■ **Set task**
Reproduce the full listing below unchanged, apart from the pictures.

■ **Source excerpt**
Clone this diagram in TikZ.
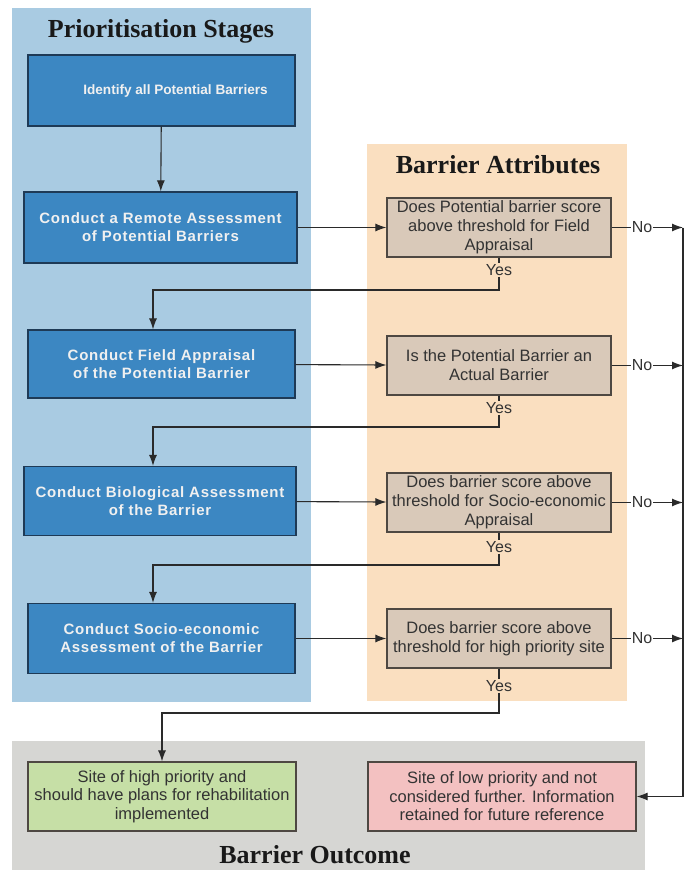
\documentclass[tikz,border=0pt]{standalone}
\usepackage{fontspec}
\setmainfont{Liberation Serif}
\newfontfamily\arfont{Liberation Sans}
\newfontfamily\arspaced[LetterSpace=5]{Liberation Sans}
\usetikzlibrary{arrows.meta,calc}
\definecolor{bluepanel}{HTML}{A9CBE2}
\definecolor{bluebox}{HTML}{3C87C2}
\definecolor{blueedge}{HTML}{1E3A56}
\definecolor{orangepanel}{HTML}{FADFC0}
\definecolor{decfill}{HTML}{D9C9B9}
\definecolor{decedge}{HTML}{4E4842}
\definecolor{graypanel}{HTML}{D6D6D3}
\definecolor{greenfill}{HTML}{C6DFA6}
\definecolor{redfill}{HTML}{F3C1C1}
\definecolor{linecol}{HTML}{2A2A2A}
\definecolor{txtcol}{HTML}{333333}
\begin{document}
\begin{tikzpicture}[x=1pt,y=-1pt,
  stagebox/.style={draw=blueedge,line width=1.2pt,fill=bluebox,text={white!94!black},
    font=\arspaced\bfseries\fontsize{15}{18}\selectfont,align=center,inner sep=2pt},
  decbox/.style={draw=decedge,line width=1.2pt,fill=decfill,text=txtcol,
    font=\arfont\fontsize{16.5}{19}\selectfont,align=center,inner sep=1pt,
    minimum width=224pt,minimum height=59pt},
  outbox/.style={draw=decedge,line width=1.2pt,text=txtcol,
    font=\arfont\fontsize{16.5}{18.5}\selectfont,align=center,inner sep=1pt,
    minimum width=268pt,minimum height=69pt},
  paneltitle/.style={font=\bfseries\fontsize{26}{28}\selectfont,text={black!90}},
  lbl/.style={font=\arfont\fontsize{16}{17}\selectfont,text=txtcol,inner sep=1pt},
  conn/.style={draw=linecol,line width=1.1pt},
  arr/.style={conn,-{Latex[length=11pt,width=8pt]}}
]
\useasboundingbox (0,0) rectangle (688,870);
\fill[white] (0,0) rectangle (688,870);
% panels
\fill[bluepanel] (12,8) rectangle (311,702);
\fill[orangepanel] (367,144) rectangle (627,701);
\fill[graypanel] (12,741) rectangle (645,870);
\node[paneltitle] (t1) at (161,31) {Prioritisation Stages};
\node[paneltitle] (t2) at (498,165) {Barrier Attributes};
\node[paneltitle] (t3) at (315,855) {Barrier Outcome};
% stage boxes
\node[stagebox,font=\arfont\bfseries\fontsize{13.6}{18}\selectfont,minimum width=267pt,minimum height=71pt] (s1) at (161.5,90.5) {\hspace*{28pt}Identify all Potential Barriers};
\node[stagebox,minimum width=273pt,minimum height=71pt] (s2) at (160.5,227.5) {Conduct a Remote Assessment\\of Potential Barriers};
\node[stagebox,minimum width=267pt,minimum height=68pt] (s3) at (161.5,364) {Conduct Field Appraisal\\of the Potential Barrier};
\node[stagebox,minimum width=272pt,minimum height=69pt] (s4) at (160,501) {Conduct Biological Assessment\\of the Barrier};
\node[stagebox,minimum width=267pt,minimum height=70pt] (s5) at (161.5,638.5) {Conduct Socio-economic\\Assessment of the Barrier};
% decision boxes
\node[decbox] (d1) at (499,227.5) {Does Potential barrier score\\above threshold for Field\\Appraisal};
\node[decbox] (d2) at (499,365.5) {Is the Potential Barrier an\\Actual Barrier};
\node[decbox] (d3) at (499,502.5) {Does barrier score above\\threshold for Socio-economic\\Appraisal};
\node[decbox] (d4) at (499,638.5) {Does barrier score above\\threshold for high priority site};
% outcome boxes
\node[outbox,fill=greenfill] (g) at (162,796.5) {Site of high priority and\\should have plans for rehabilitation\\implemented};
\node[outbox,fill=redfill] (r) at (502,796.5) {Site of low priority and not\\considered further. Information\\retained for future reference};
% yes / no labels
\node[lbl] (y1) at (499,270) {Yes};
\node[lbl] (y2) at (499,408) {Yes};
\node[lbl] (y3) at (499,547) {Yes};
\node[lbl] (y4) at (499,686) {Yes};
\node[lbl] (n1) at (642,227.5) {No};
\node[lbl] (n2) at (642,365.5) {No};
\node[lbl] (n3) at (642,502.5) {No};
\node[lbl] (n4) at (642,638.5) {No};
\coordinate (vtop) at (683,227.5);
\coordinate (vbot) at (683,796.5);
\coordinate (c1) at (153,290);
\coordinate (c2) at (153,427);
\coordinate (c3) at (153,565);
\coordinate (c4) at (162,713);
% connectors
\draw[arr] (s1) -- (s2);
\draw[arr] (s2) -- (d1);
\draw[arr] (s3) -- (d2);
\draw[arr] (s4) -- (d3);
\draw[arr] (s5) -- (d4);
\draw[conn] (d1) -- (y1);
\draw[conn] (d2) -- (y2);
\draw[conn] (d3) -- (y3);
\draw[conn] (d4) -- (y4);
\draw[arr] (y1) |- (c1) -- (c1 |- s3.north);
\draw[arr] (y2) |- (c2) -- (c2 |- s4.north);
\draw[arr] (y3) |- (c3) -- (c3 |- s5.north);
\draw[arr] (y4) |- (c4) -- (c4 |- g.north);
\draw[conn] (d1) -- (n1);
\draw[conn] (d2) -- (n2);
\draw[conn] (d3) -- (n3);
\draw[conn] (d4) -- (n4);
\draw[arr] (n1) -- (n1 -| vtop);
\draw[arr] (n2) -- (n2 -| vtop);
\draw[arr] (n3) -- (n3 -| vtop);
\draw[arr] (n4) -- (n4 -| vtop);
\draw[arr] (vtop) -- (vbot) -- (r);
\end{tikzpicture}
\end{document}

■ **Answer to the exercise**
Clone this diagram in TikZ.
\documentclass[tikz,border=0pt]{standalone}
\usepackage{fontspec}
\setmainfont{Liberation Serif}
\newfontfamily\arfont{Liberation Sans}
\newfontfamily\arspaced[LetterSpace=5]{Liberation Sans}
\usetikzlibrary{arrows.meta,calc}
\definecolor{bluepanel}{HTML}{A9CBE2}
\definecolor{bluebox}{HTML}{3C87C2}
\definecolor{blueedge}{HTML}{1E3A56}
\definecolor{orangepanel}{HTML}{FADFC0}
\definecolor{decfill}{HTML}{D9C9B9}
\definecolor{decedge}{HTML}{4E4842}
\definecolor{graypanel}{HTML}{D6D6D3}
\definecolor{greenfill}{HTML}{C6DFA6}
\definecolor{redfill}{HTML}{F3C1C1}
\definecolor{linecol}{HTML}{2A2A2A}
\definecolor{txtcol}{HTML}{333333}
\begin{document}
\begin{tikzpicture}[x=1pt,y=-1pt,
  stagebox/.style={draw=blueedge,line width=1.2pt,fill=bluebox,text={white!94!black},
    font=\arspaced\bfseries\fontsize{15}{18}\selectfont,align=center,inner sep=2pt},
  decbox/.style={draw=decedge,line width=1.2pt,fill=decfill,text=txtcol,
    font=\arfont\fontsize{16.5}{19}\selectfont,align=center,inner sep=1pt,
    minimum width=224pt,minimum height=59pt},
  outbox/.style={draw=decedge,line width=1.2pt,text=txtcol,
    font=\arfont\fontsize{16.5}{18.5}\selectfont,align=center,inner sep=1pt,
    minimum width=268pt,minimum height=69pt},
  paneltitle/.style={font=\bfseries\fontsize{26}{28}\selectfont,text={black!90}},
  lbl/.style={font=\arfont\fontsize{16}{17}\selectfont,text=txtcol,inner sep=1pt},
  conn/.style={draw=linecol,line width=1.1pt},
  arr/.style={conn,-{Latex[length=11pt,width=8pt]}}
]
\useasboundingbox (0,0) rectangle (688,870);
\fill[white] (0,0) rectangle (688,870);
% panels
\fill[bluepanel] (12,8) rectangle (311,702);
\fill[orangepanel] (367,144) rectangle (627,701);
\fill[graypanel] (12,741) rectangle (645,870);
\node[paneltitle] (t1) at (161,31) {Prioritisation Stages};
\node[paneltitle] (t2) at (498,165) {Barrier Attributes};
\node[paneltitle] (t3) at (315,855) {Barrier Outcome};
% stage boxes
\node[stagebox,font=\arfont\bfseries\fontsize{13.6}{18}\selectfont,minimum width=267pt,minimum height=71pt] (s1) at (161.5,90.5) {\hspace*{28pt}Identify all Potential Barriers};
\node[stagebox,minimum width=273pt,minimum height=71pt] (s2) at (160.5,227.5) {Conduct a Remote Assessment\\of Potential Barriers};
\node[stagebox,minimum width=267pt,minimum height=68pt] (s3) at (161.5,364) {Conduct Field Appraisal\\of the Potential Barrier};
\node[stagebox,minimum width=272pt,minimum height=69pt] (s4) at (160,501) {Conduct Biological Assessment\\of the Barrier};
\node[stagebox,minimum width=267pt,minimum height=70pt] (s5) at (161.5,638.5) {Conduct Socio-economic\\Assessment of the Barrier};
% decision boxes
\node[decbox] (d1) at (499,227.5) {Does Potential barrier score\\above threshold for Field\\Appraisal};
\node[decbox] (d2) at (499,365.5) {Is the Potential Barrier an\\Actual Barrier};
\node[decbox] (d3) at (499,502.5) {Does barrier score above\\threshold for Socio-economic\\Appraisal};
\node[decbox] (d4) at (499,638.5) {Does barrier score above\\threshold for high priority site};
% outcome boxes
\node[outbox,fill=greenfill] (g) at (162,796.5) {Site of high priority and\\should have plans for rehabilitation\\implemented};
\node[outbox,fill=redfill] (r) at (502,796.5) {Site of low priority and not\\considered further. Information\\retained for future reference};
% yes / no labels
\node[lbl] (y1) at (499,270) {Yes};
\node[lbl] (y2) at (499,408) {Yes};
\node[lbl] (y3) at (499,547) {Yes};
\node[lbl] (y4) at (499,686) {Yes};
\node[lbl] (n1) at (642,227.5) {No};
\node[lbl] (n2) at (642,365.5) {No};
\node[lbl] (n3) at (642,502.5) {No};
\node[lbl] (n4) at (642,638.5) {No};
\coordinate (vtop) at (683,227.5);
\coordinate (vbot) at (683,796.5);
\coordinate (c1) at (153,290);
\coordinate (c2) at (153,427);
\coordinate (c3) at (153,565);
\coordinate (c4) at (162,713);
% connectors
\draw[arr] (s1) -- (s2);
\draw[arr] (s2) -- (d1);
\draw[arr] (s3) -- (d2);
\draw[arr] (s4) -- (d3);
\draw[arr] (s5) -- (d4);
\draw[conn] (d1) -- (y1);
\draw[conn] (d2) -- (y2);
\draw[conn] (d3) -- (y3);
\draw[conn] (d4) -- (y4);
\draw[arr] (y1) |- (c1) -- (c1 |- s3.north);
\draw[arr] (y2) |- (c2) -- (c2 |- s4.north);
\draw[arr] (y3) |- (c3) -- (c3 |- s5.north);
\draw[arr] (y4) |- (c4) -- (c4 |- g.north);
\draw[conn] (d1) -- (n1);
\draw[conn] (d2) -- (n2);
\draw[conn] (d3) -- (n3);
\draw[conn] (d4) -- (n4);
\draw[arr] (n1) -- (n1 -| vtop);
\draw[arr] (n2) -- (n2 -| vtop);
\draw[arr] (n3) -- (n3 -| vtop);
\draw[arr] (n4) -- (n4 -| vtop);
\draw[arr] (vtop) -- (vbot) -- (r);
\end{tikzpicture}
\end{document}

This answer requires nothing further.